Optimistic planning for control of hybrid-input nonlinear systems

Abstract

We propose two branch-and-bound, optimistic planning algorithms for discrete-time nonlinear optimal control problems in which there is a continuous and a discrete action (input). The dynamics and rewards (negative costs) must be Lipschitz but can otherwise be general, as long as certain boundedness conditions are satisfied by the continuous action, reward, and Lipschitz constant of the dynamics. We start by investigating the structure of the space of hybrid-input sequences. Based on this structure, we propose for the first algorithm an optimistic selection rule that picks for refinement (branching) the subset with the largest upper bound on the value.

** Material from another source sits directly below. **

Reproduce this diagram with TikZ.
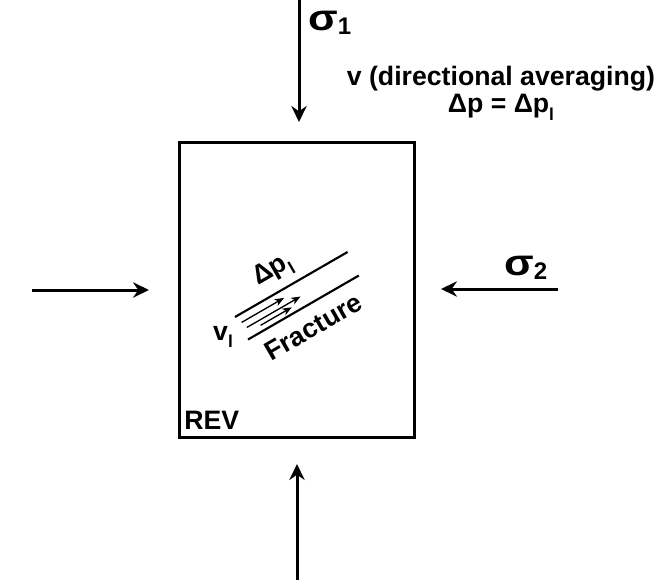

At the price of a higher budget, the second method reduces the reliance on the Lipschitz constant, by refining all sets that are potentially optimistic. This effectively means that the Lipschitz constant is automatically optimized. The way to select the largest-impact action along which to refine the sets is the same for both algorithms, and still depends on the Lipschitz constant. We provide convergence rate guarantees for both methods, which link the computational budget to the near-optimality of the action sequences returned, in a way that depends on a problem complexity measure. We also give empirical results for a nonlinear problem, where the algorithms are applied in receding horizon, and depending on the budget either one or the other algorithm works better.